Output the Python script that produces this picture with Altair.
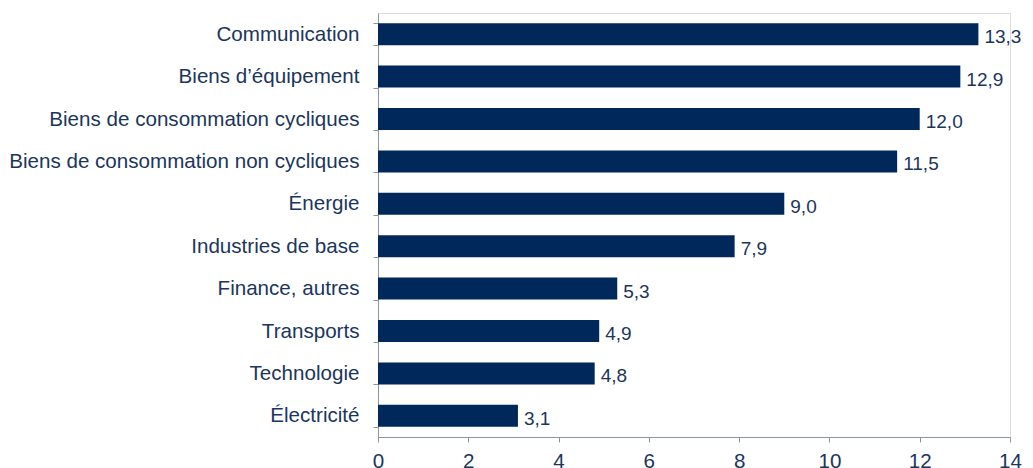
import altair as alt
import pandas as pd

categories = [
    "Communication",
    "Biens d\u2019équipement",
    "Biens de consommation cycliques",
    "Biens de consommation non cycliques",
    "Énergie",
    "Industries de base",
    "Finance, autres",
    "Transports",
    "Technologie",
    "Électricité",
]
values = [13.3, 12.9, 12.0, 11.5, 9.0, 7.9, 5.3, 4.9, 4.8, 3.1]
x_ticks = [0, 2, 4, 6, 8, 10, 12, 14]

df = pd.DataFrame({"cat": categories, "val": values})
df["label"] = [f"{v:.1f}".replace(".", ",") for v in values]

BAR = "#00285a"
TXT = "#1b365d"
AXIS = "#8c96a3"
FONT = "Liberation Sans"

y_enc = alt.Y(
    "cat:N",
    sort=categories,
    title=None,
    scale=alt.Scale(paddingInner=0.48, paddingOuter=0.24),
    axis=alt.Axis(
        labelFont=FONT,
        labelFontSize=20.6,
        labelColor=TXT,
        labelPadding=14,
        tickSize=5,
        tickColor=AXIS,
        domainColor=AXIS,
        tickBand="extent",
        labelLimit=400,
    ),
)
x_enc = alt.X(
    "val:Q",
    title=None,
    scale=alt.Scale(domain=[0, 14], nice=False),
    axis=alt.Axis(
        values=x_ticks,
        grid=False,
        labelFont=FONT,
        labelFontSize=20.6,
        labelColor=TXT,
        labelPadding=9,
        tickSize=5,
        tickColor=AXIS,
        domainColor=AXIS,
        labelFlush=False,
    ),
)

bars = alt.Chart(df).mark_bar(color=BAR).encode(x=x_enc, y=y_enc)
labels = alt.Chart(df).mark_text(
    align="left", baseline="middle", dx=6, dy=3,
    font=FONT, fontSize=19, color=TXT,
).encode(x="val:Q", y=alt.Y("cat:N", sort=categories), text="label:N")

chart = (
    alt.layer(bars, labels)
    .properties(
        width=632, height=424,
        autosize=alt.AutoSizeParams(type="none"),
        padding={"left": 370, "top": 5, "right": 15, "bottom": 40},
    )
    .configure_view(stroke=None)
    .configure(background="white")
)

chart.save("out.html", embed_options={"renderer": "svg", "actions": False})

● ● ● ● ● ● ●

Your task: Everything from the top line of the data down to and including the line with "x_ticks = [0, 2, 4, 6, 8, 10, 12, 14]" is to be copied, except the pictures.

Reply to the task:
Output the Python script that produces this picture with Altair.
import altair as alt
import pandas as pd

categories = [
    "Communication",
    "Biens d\u2019équipement",
    "Biens de consommation cycliques",
    "Biens de consommation non cycliques",
    "Énergie",
    "Industries de base",
    "Finance, autres",
    "Transports",
    "Technologie",
    "Électricité",
]
values = [13.3, 12.9, 12.0, 11.5, 9.0, 7.9, 5.3, 4.9, 4.8, 3.1]
x_ticks = [0, 2, 4, 6, 8, 10, 12, 14]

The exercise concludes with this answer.